Peer review: not as old as you might think. Aileen Fyfe in the Time Higher. Even in my professional lifetime I have seen the meaning of the term peer review change, with journals attempting to claim ownership for their own purposes. Of course, editors used to make decisions without external experts, and how silly to imagine that a couple of reviewers could act as a marker of truth. The web should sweep all this aside, with the possibility of returning to the idea of communities of scholars. But the resistance will come from the journals, who are largely about making money; and the universities and grant awarding bodies, who are unable to actually read what people publish, and prefer to view the world through an Excel spreadsheet. This unholy alliance is of course now the substrate that allows performance management and the other  nefarious rituals of verification.

The invention of tradition: how ‘researchers’ replaced teachers. Again, I am feeling that one of the problems of being around awhile, is that you can see history being re-written to justify a particular point of view. There is much you can say and argue with about research in UK higher ed, but nothing compares with the neglect of teaching in many universities, or the lack of value in what students are paying for. As this article quotes, not long ago British academics were overwhelmingly orientated towards teaching rather than research. The marginalisation of scholarship and teaching, is particularly acute in medicine, where the need to have a third string to the bow — clinical practice — makes the problems worse. I used to use a quote from a web page of the late Roger Needham, who was Professor of Computing at Cambridge, but his web pages are no longer there. He said something along the lines of: the main form of tech transfer is something called ‘students’. Our biggest impact as academics is in the form of the graduates we produce.
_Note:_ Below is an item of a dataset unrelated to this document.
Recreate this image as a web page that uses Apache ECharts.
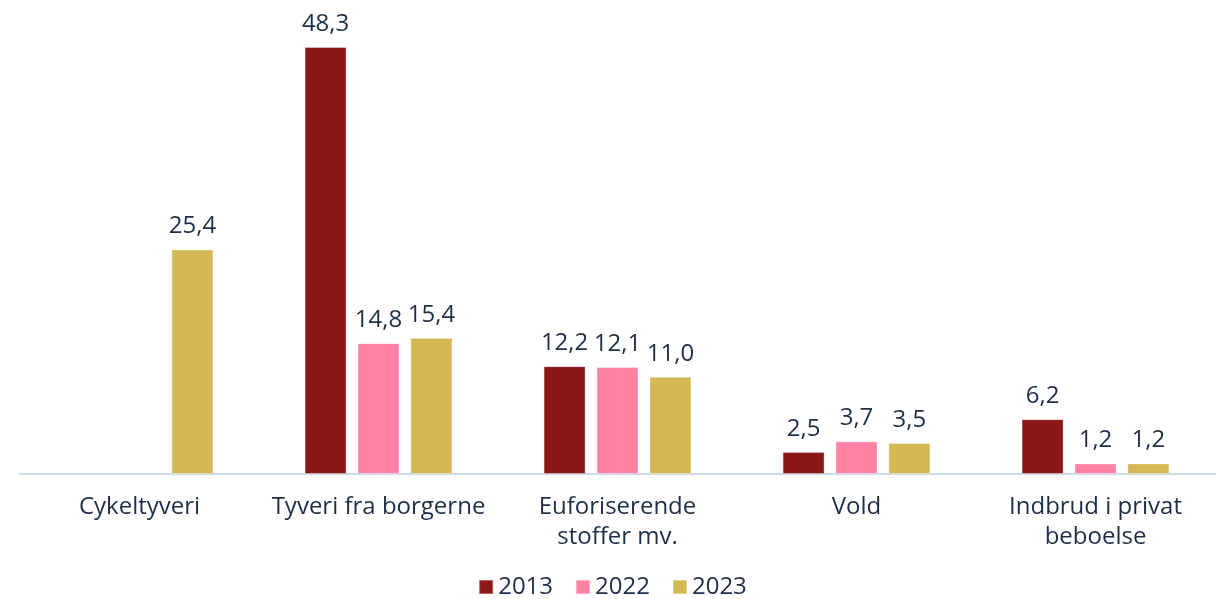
<!DOCTYPE html>
<html><head><meta charset="utf-8">
<script src="https://cdn.jsdelivr.net/npm/echarts@6/dist/echarts.min.js"></script>
<style>html,body{margin:0;padding:0;background:#fff}#c{width:1225px;height:599px}</style>
</head><body><div id="c"></div>
<script>
const categories = ['Cykeltyveri', 'Tyveri fra borgerne', 'Euforiserende\nstoffer mv.', 'Vold', 'Indbrud i privat\nbeboelse'];
const seriesNames = ['2013', '2022', '2023'];
const v2013 = [null, 48.3, 12.2, 2.5, 6.2];
const v2022 = [null, 14.8, 12.1, 3.7, 1.2];
const v2023 = [25.4, 15.4, 11.0, 3.5, 1.2];
const colors = ['#8a1816', '#ff82a5', '#d3b853'];
const textColor = '#1d2f47';
const font = 'Open Sans';
const fs = 24;
const chart = echarts.init(document.getElementById('c'));
const mk = (name, data, color) => ({
  name, type: 'bar', data, barWidth: 42, barGap: '26%',
  itemStyle: { color, borderColor: 'rgba(255,255,255,0.35)', borderWidth: 1 },
  label: { show: true, position: 'top', distance: 11, color: textColor, fontSize: fs, fontFamily: font,
    formatter: p => p.value == null ? '' : p.value.toFixed(1).replace('.', ',') }
});
chart.setOption({
  animation: false,
  color: colors,
  grid: { left: 20, right: 10, top: 32, bottom: 125, containLabel: false },
  legend: { top: 570, left: 'center', itemWidth: 14, itemHeight: 14, itemGap: 22,
    icon: 'rect', textStyle: { color: textColor, fontSize: fs, fontFamily: font, padding: [0, 0, 0, 0] } },
  xAxis: { type: 'category', data: categories,
    axisLine: { lineStyle: { color: '#c8dcee', width: 2 } }, axisTick: { show: false },
    axisLabel: { color: textColor, fontSize: fs, fontFamily: font, lineHeight: 30, margin: 18, interval: 0 } },
  yAxis: { type: 'value', min: 0, max: 50, show: false, splitLine: { show: false } },
  series: [mk(seriesNames[0], v2013, colors[0]), mk(seriesNames[1], v2022, colors[1]), mk(seriesNames[2], v2023, colors[2])]
});
</script></body></html>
Ask Doctor Clarke Should I feel guilty about this? Many of our students pay for this sort of extracurricular tuition.How good it is, I do not know. But it makes me feel sad. Reminds me of parents paying for full time private education, then paying for coaching in the evenings. You go to med school, paying fees of 9K with another 10K throw in by the government, or if you are from outside the EU, maybe 30K+ a year, and then you feel the need to pay not just for books, but for tuition.

Seven Questions for Personalized Medicine. This is from JAMA. I don’t think there is anything groundbreaking here, but it is nice to see some degree of scepticism, especially in a US journal. Again, the hype cycle is being remodelled. Its all business as usual.

Capita wins £1bn NHS contract to oversee administration. Private Eye of course refers to them as Crapita. An interesting example of how biased and superficial much of the FT is (just follow the comments, for an account of what Capita are like). This is all about what JK Galbraith called welfare for the rich. Or in the UK, subsidies for the corporate donors to the main political parties. Healthcare along the lines of the ATOS model.